A Q&A with Julien LeBas, SVP, Global Head of Sustainability and Executive Creative Director

Jack Blog

April 23rd, 2024 By Jack Morton

Julien Le Bas, a smiling man with a shaved head and short goatee, wearing a white button down shirt, set against a forest canopy sunset backdrop1. Julien, sustainability is a vast and complex field. Could you share a standout moment in your career that really underscored the importance of sustainability in experiential marketing?

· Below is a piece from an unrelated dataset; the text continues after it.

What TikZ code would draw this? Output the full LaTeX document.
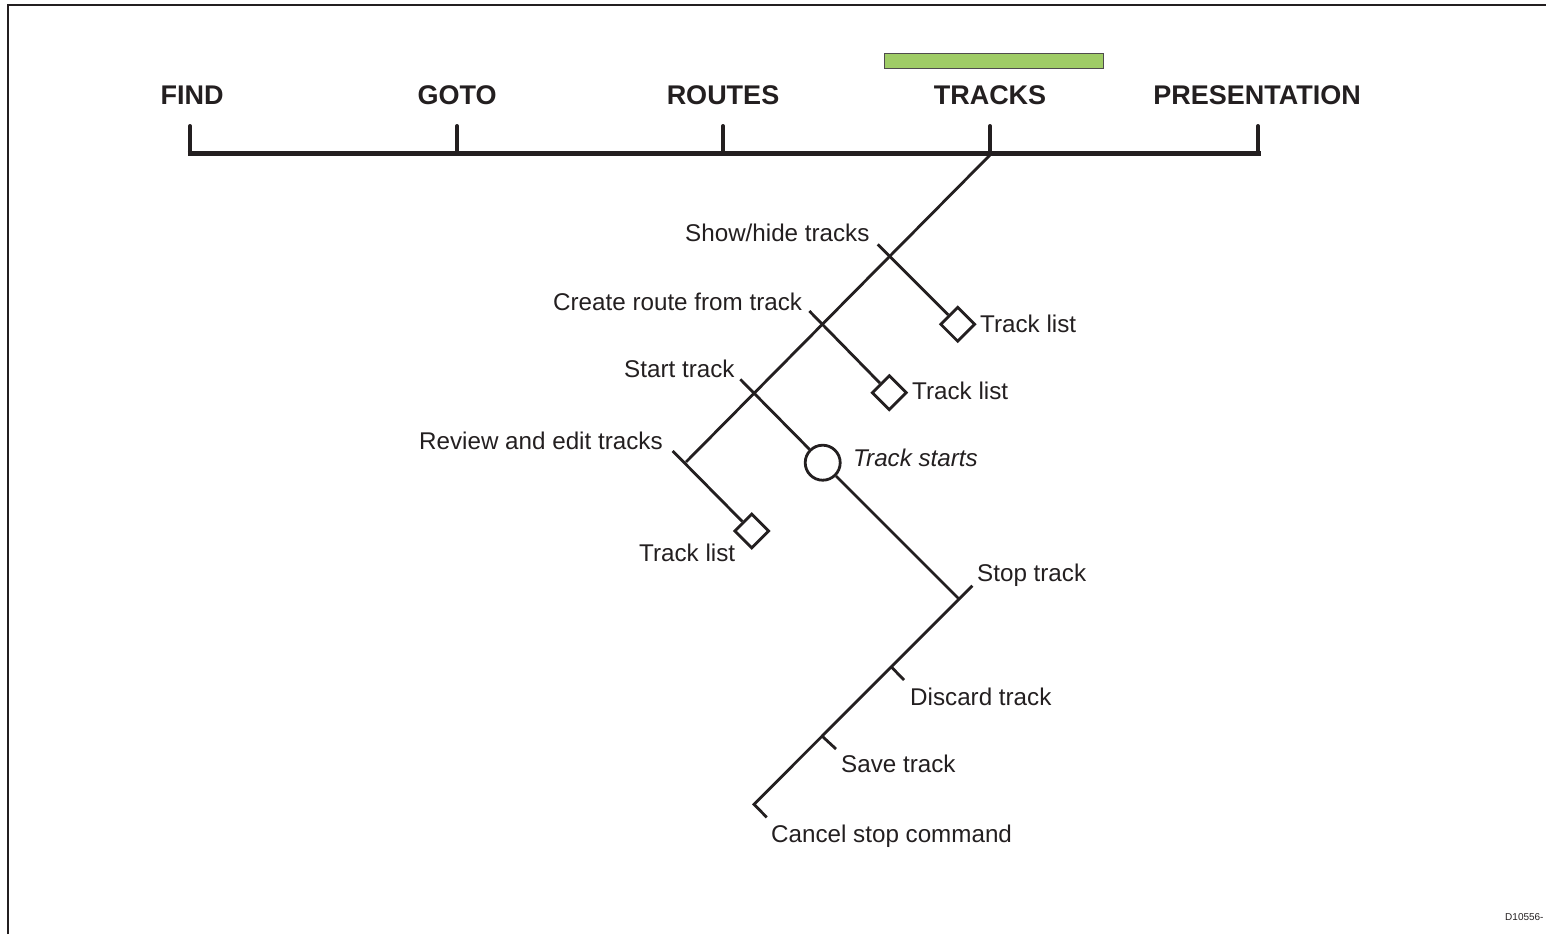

A defining moment was when we committed to our global sustainability roadmap, aiming for Net Zero, Zero Waste by 2040 embedding sustainability deeply into our Experience Better vision. It was a bold step that highlighted the critical role of sustainability in experiential marketing, underscoring our dedication to meet and set new industry standards through innovation and circular economy principles. However, the journey started long ago when I was designing large exhibits around the world. The amount of material left behind was appalling, and I decided to check where all the waste was going. After standing in dumpsters to count brochures and pieces of wood, following trucks, and visiting landfills, it became clear that our industry was ignoring some inconvenient facts. In fact, the more we dug, the less we knew. This put me on a path of discovery, trying to make things better, educating myself and testing various ideas, solutions. Now I have the chance to systemize it at the formidable scale of Jack Morton.

2. In the world of experiential marketing, what innovative sustainability practice are you most proud of implementing at Jack Morton?

I’m proud of the work we are doing to implement the Circular Experience Operating System. This comprehensive framework revolutionizes the way we think about, design, and deliver experiences by focusing on circularity, reuse, and recyclability. It’s a testament to our commitment to not reduce our impact and redefine what sustainable experiential marketing can look like. But what I’m equally really thrilled about is the talented group of Planet Ambassadors that we’ve trained to bring our plan to life. We have a team of 30+ individuals committed to applying environmental sustainability to our work, offices, and communities. They are the heart and soul of our initiative. As access to information and guidance is critical, we also developed an AI-powered bot to help our teams ask the right questions and make decisions that matter.

3. Sustainability often requires a shift in mindset. What’s a common misconception about sustainability in our industry that you’d love to debunk?

Many believe that sustainability limits creativity or adds significant cost. However, our approach demonstrates that significant impact reduction can be achieved by making smarter, and sometimes braver decisions. Sustainability is not intuitive to a lot of us, measurement and data plays a crucial role in identifying the low hanging fruit. In some cases, it uncovers hidden costs leading to savings. Furthermore, by embedding sustainability and impact measurement into every project and leveraging innovations like our Circular Experience Operating System, we’ve shown that sustainable practices can enhance creativity by encouraging new ways of thinking, planning, and designing. Just check our award-winning work for HERE at CES. It’s a great example of how using system design, natural light and materials can create not only a sustainable experience but a beautiful one.

4. Looking into the future, what emerging trends in sustainability excites you the most, and how do you see it shaping the experiential marketing landscape?

Two things, first the trend towards complete measurement and transparency in sustainability practices is incredibly exciting. Everyone needs to be accountable. By 2027, we aim to measure and report on all projects, establishing internal benchmarks and best practices. This move towards full transparency aligns with our values and will inspire the industry to adopt more sustainable practices. The second is AI. It has only scratched the surface when it comes to sustainability. We expect AI to play a bigger role in collecting data and making it easier to track and record information with the optimization of impact drivers such as logistics, transportation, and design. AI also allows us to provide rapid access to a wealth of information to help our creative and producers make better decisions. AI does come with environmental costs, so we’re digging deep into the pros and cons of various approaches, but it’s a powerful tool for sustainability and can play a significant role in education to identify eco-friendly choices which can offset the carbon impact of AI itself.

5. Finally, for businesses and individuals alike looking to make a positive environmental impact, could you share one simple yet effective sustainability tip that often goes overlooked?

Adopt a holistic view of consumption and waste. This means considering the immediate use of products and service and their entire lifecycle — from production to disposal. We call it the “start at the end” approach which can be applied to everything from ideas, design, catering, production and much more. By thinking about the end life of what we consume, we can make choices that favor recyclability and reusability. This shift towards thinking in cycles, where everything has a next use, can significantly reduce our environmental footprint and is a crucial step towards a more sustainable future for everyone.

Equally important are information and education. The world of sustainability is complex and confusing. There are lots of facts, tips, and checklists available, but it is difficult to forge an opinion, a new set of habits, a sense for sustainability. Educating ourselves through the Carbon Literacy project for instance is a great way to start developing this sense.